I’m working on a PHP project where I need to fetch or generate a new streaming key for my Twitch channel through their API. I’ve managed to get the OAuth token working, but I’m stuck on finding the right endpoint to actually get the stream key.
The authentication part works fine and I get a valid token back. However, I can’t figure out what API endpoint I should call next to retrieve or generate a new stream key for my account. Does anyone know which URL I need to hit with my access token to get this information? I’ve been searching through the Twitch API docs but haven’t found the right approach yet.
hmm i think you cant actually get stream keys through the api anymore for security reasons. twitch removed that functionality a while back. you’ll need to grab it manually from your creator dashboard under settings > stream. the api only lets you check if a stream is live or get stream info, not the actual key itself.
Unfortunately you’re running into a brick wall here. Twitch locked down stream key access through their API several years ago and there’s no way around it. I went through the exact same frustration when building a streaming dashboard for our gaming community. What I ended up doing was creating a simple form in my PHP application where users input their stream key once after grabbing it from their Twitch dashboard. Then I store it encrypted in the database for future use. Not elegant, but it works reliably. Your OAuth implementation looks correct though, so you can still use that token for other Twitch API calls like checking stream status or getting channel information. Just not the stream key itself.
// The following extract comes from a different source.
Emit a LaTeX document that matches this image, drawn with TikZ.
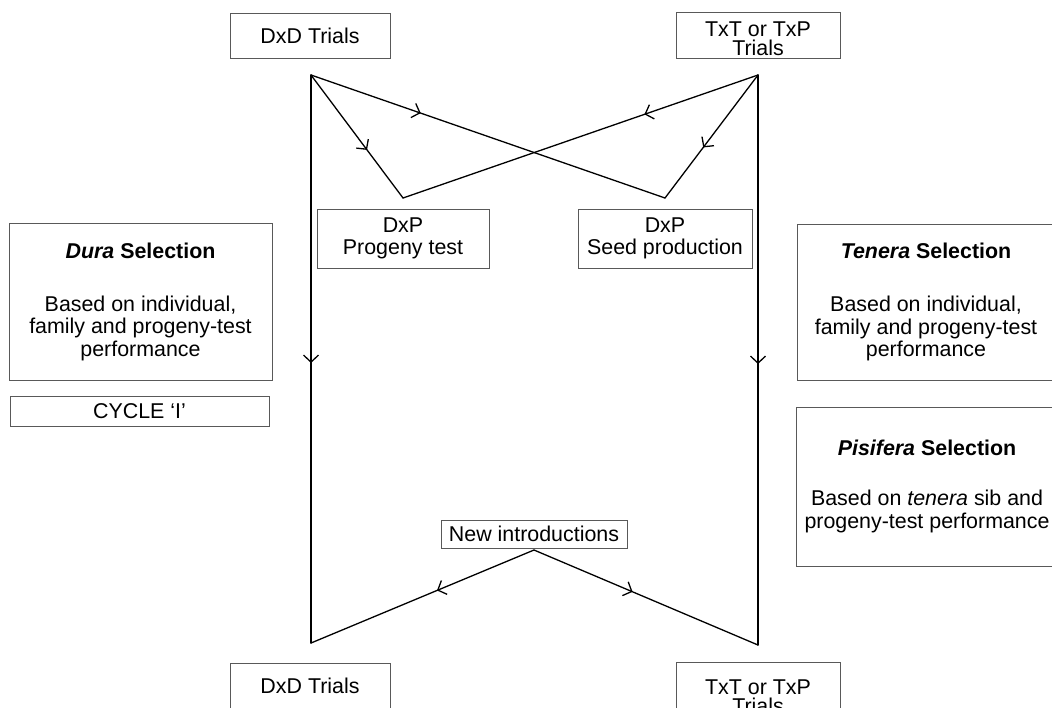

yeah as others mentioned, stream key access got axed from the api ages ago. but just a heads up - you’re using client credentials flow which wont work for user-specific data anyway. you’d need authorization code flow with user consent even if the endpoint existed. might wanna switch to user access tokens for other channel operations.
Just adding my experience from building a similar integration last year. The stream key retrieval was indeed removed from the API, but I found a reasonable workaround that might help your workflow. Instead of having users manually copy-paste their keys every time, I implemented a secure configuration page where they enter it once during initial setup. The key gets encrypted using PHP’s openssl_encrypt before database storage, and my application decrypts it when needed for streaming operations. This approach worked well for my broadcasting tool since most streamers don’t change their keys frequently anyway. Your OAuth code looks good for other API operations though - you can still pull stream analytics, follower counts, and channel metadata with that token structure.
The previous response is accurate - Twitch deprecated the stream key retrieval endpoints from their API years ago due to security concerns. Your authentication code is solid, but currently, there is no public API endpoint that will return stream keys.
I faced a similar issue when developing a stream management tool. The workaround was having users manually copy their stream key from the Twitch dashboard and paste it into my application settings. While not ideal for user experience, it’s the only reliable method available.
If programmatic access is essential, you could theoretically use browser automation tools like Selenium to scrape the dashboard, but that would violate Twitch’s terms of service and is quite fragile. The manual method is certainly the best option here.